Kmart is an American chain of discount retail stores, roughly equivalent to Wal-mart and Target.

A Century of Success

Kmart was founded when Sebastian Spering Kresge opened a five and dime store in downtown Detroit in 1899, selling all items for either 5 or 10 cents. Kresge's store was a dramatic success, and he began expanding his operation, such that by 1912 he had 85 Kresge stores and annual sales of $10 million.

The company kept growing. In 1962, Krege president Harry Cunningham decided to get into the discount retail market, opening the first "Kmart" discount store in the Detroit suburb of Garden City, MI. By 1966, 162 Kmart stores and 753 Kresge broke the $1 billion mark in annual sales.

In 1977, with nearly 95 percent of S. S. Kresge Company sales coming from Kmart stores, the company decided to officially change its name to "Kmart Corporation." In 1987, the last of the old Kresge stores were sold so the company could fully concentrate on discount merchandising.

From 1899 through the 1980s, Kresge/Kmart was one of the most successful retail chains in America - so successful, that from 1984 to 1992, the company went on a shopping spree, buying several businesses including Builders Square (1984), The Sports Authority (1990), a 90 percent stake in OfficeMax (1991), and the Borders chain of bookstores (1992).

Hard Times

But in the 1990s and 2000s, Kmart has run into financial trouble. Heavy competition from Wal-mart and Target exposed weaknesses in Kmart's antiquated restocking system. While customers still flocked to the stores, Kmart was slowly killing itself because stock was sitting on the shelves too long or not arriving in time, as opposed to the "just-in-time" computerized restocking systems pioneered by companies like Wal-mart. As Kmart tried to keep prices low, despite higher internal costs, it began to lose money - losses it could no longer cover due to a cash shortfall from the buying spree.
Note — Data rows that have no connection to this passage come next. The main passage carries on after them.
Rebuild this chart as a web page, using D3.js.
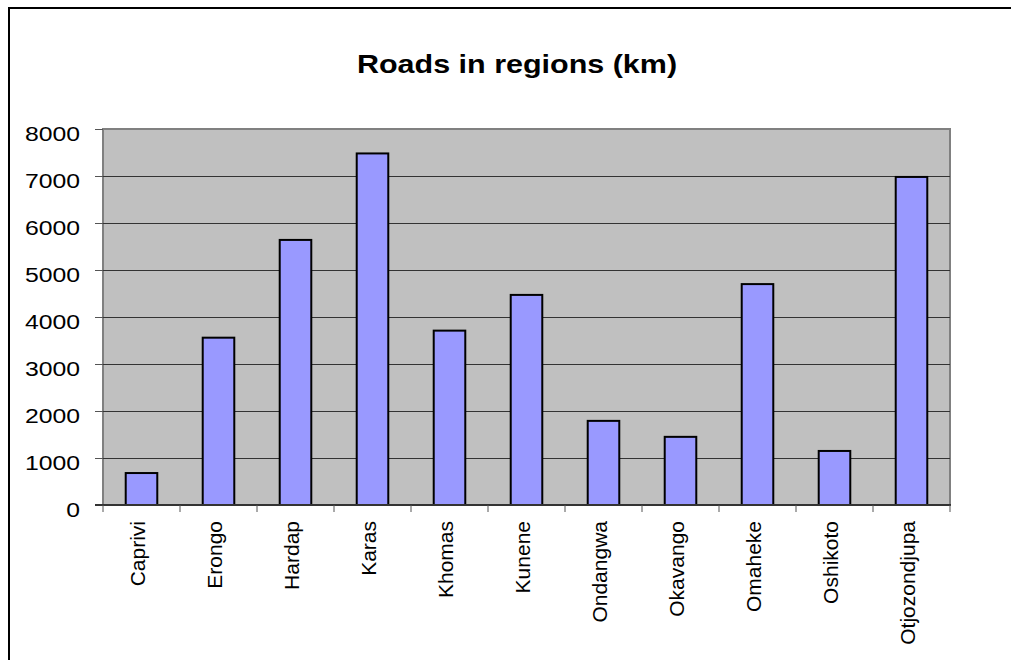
<!DOCTYPE html>
<html lang="en">
<head>
    <meta charset="UTF-8">
    <title>Roads in regions</title>
    <script src="https://d3js.org/d3.v7.min.js"></script>
    <style>
        body { margin: 0; background: #fff; }
        text { font-family: "Liberation Sans", Arial, sans-serif; }
    </style>
</head>
<body>
    <div id="chart"></div>
    <script>
        var regions = ['Caprivi', 'Erongo', 'Hardap', 'Karas', 'Khomas', 'Kunene',
                       'Ondangwa', 'Okavango', 'Omaheke', 'Oshikoto', 'Otjozondjupa'];
        var roadsKm = [680, 3560, 5640, 7480, 3710, 4470, 1790, 1450, 4700, 1150, 6980];
        var yTicks = [0, 1000, 2000, 3000, 4000, 5000, 6000, 7000, 8000];

        var width = 1011,
            height = 660;
        var plot = {left: 103, right: 950, top: 129, bottom: 505};
        var stretch = 1.18; // horizontal text in the picture is a little wider than normal

        var svg = d3.select('#chart')
            .append('svg')
            .attr('width', width)
            .attr('height', height);

        // outer frame (runs off the right and bottom)
        svg.append('rect')
            .attr('x', 9).attr('y', 8)
            .attr('width', 1200).attr('height', 800)
            .attr('fill', 'none')
            .attr('stroke', '#000')
            .attr('stroke-width', 2);

        svg.append('text')
            .attr('transform', 'translate(517,73) scale(1.22,1)')
            .attr('text-anchor', 'middle')
            .style('font-size', '25px')
            .style('font-weight', 'bold')
            .text('Roads in regions (km)');

        var x = d3.scaleBand()
            .domain(regions)
            .range([plot.left, plot.right])
            .padding(0);
        var y = d3.scaleLinear()
            .domain([0, 8000])
            .range([plot.bottom, plot.top]);

        // plot background
        svg.append('rect')
            .attr('x', plot.left).attr('y', plot.top)
            .attr('width', plot.right - plot.left)
            .attr('height', plot.bottom - plot.top)
            .attr('fill', '#c0c0c0')
            .attr('stroke', '#808080')
            .attr('stroke-width', 2);

        // gridlines
        svg.append('g')
            .selectAll('line')
            .data(yTicks.filter(d => d > 0 && d < 8000))
            .enter()
            .append('line')
            .attr('x1', plot.left).attr('x2', plot.right)
            .attr('y1', d => y(d) + 0.5).attr('y2', d => y(d) + 0.5)
            .attr('stroke', '#333')
            .attr('stroke-width', 1);

        // y ticks + labels
        var gy = svg.append('g');
        gy.selectAll('line')
            .data(yTicks)
            .enter()
            .append('line')
            .attr('x1', plot.left - 8).attr('x2', plot.left)
            .attr('y1', d => y(d) + 0.5).attr('y2', d => y(d) + 0.5)
            .attr('stroke', '#555');
        gy.selectAll('text')
            .data(yTicks)
            .enter()
            .append('text')
            .attr('transform', d => 'translate(80,' + (y(d) + 11.5) + ') scale(' + stretch + ',1)')
            .attr('text-anchor', 'end')
            .style('font-size', '21px')
            .text(d => d);

        // bars
        var barW = x.bandwidth() * 0.41;
        svg.append('g')
            .selectAll('rect')
            .data(roadsKm)
            .enter()
            .append('rect')
            .attr('x', (d, i) => x(regions[i]) + x.bandwidth() / 2 - barW / 2)
            .attr('y', d => y(d))
            .attr('width', barW)
            .attr('height', d => y(0) - y(d))
            .attr('fill', '#9999ff')
            .attr('stroke', '#000')
            .attr('stroke-width', 2);

        // x axis line
        svg.append('line')
            .attr('x1', plot.left - 8).attr('x2', plot.right + 1)
            .attr('y1', y(0)).attr('y2', y(0))
            .attr('stroke', '#333')
            .attr('stroke-width', 2);

        // x ticks
        var xTickPos = regions.map(r => x(r)).concat([plot.right]);
        svg.append('g')
            .selectAll('line')
            .data(xTickPos)
            .enter()
            .append('line')
            .attr('x1', d => d).attr('x2', d => d)
            .attr('y1', y(0)).attr('y2', y(0) + 7)
            .attr('stroke', '#555');

        // x labels, rotated, baseline just right of the bar centre
        svg.append('g')
            .selectAll('text')
            .data(regions)
            .enter()
            .append('text')
            .attr('transform', d => 'translate(' + (x(d) + x.bandwidth() / 2 + 3.5) + ',521) rotate(-90)')
            .attr('text-anchor', 'end')
            .style('font-size', '21px')
            .text(d => d);
    </script>
</body>
</html>
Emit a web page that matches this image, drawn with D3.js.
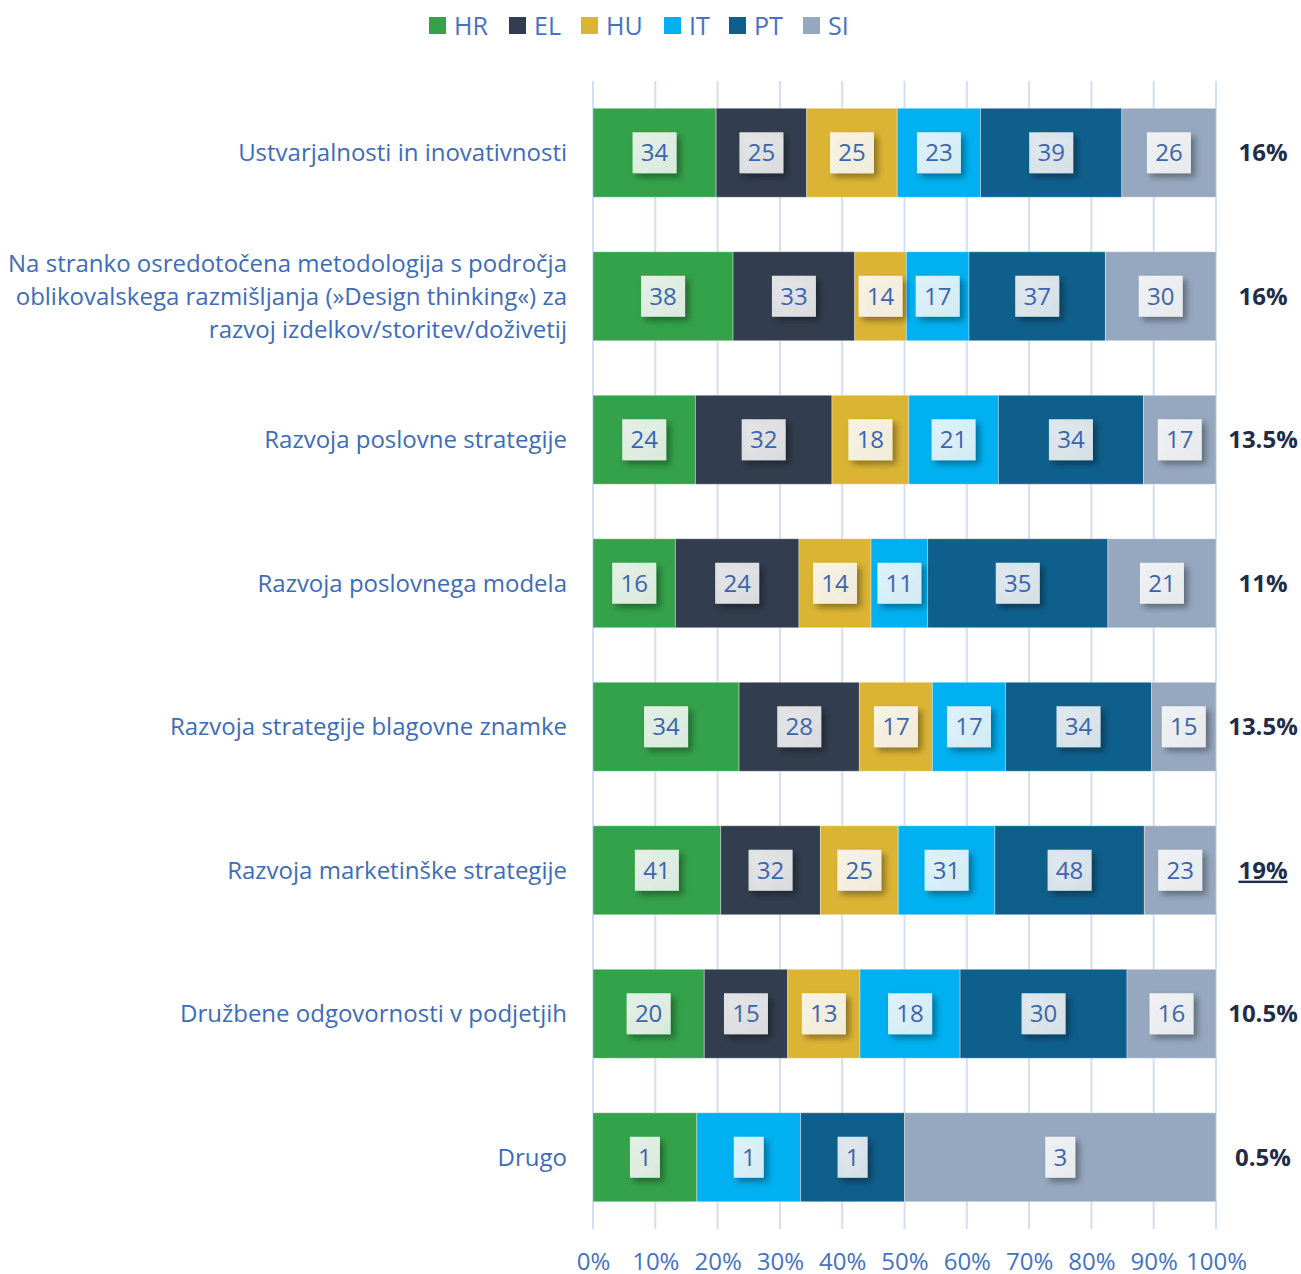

A 1994-1995 brush with bankruptcy amid falling earnings forced Kmart to sell or spin off its new acquisitions and close more than 200 stores, affecting about 10,000 employees. CEO Joseph Antonini got the axe as well, and was replaced by Floyd Hall.

But modernizing the internal beauracracy of a chain of almost 2000 stores has proved easier said than done, and Kmart has continued to struggle financially. In 2000, the company closed another 72 stores and with its stock price hovering at a dismal $3 per share through the 2001 fiscal year, Kmart opted to file for restructuring under Chapter 11 of the US Bankruptcy Code in January of 2002.

In some ways Kmart's success was responsible for its downfall. As other stores were spending cash on hand to update aging inventory systems, Kmart did not, instead going on an irresponsible buying spree. Perhaps because the chain had always been so successful, throughout its entire history, Kmart executives lost sight of what had been responsible for that success in the first place - a constant effort to improve and become more profitable. In the late 1980s, Kmart must have seemed like an unassailable giant in the retail world, but it was a giant that was rotting from the inside.

Today Kmart is still a massive and potentially successful chain of over 1,800 stores. Many companies have recovered from chapter 11 bankruptcy in the past, and it remains to be seen whether Kmart and its executives will have the vision and tenacity to return to their successful ways of old.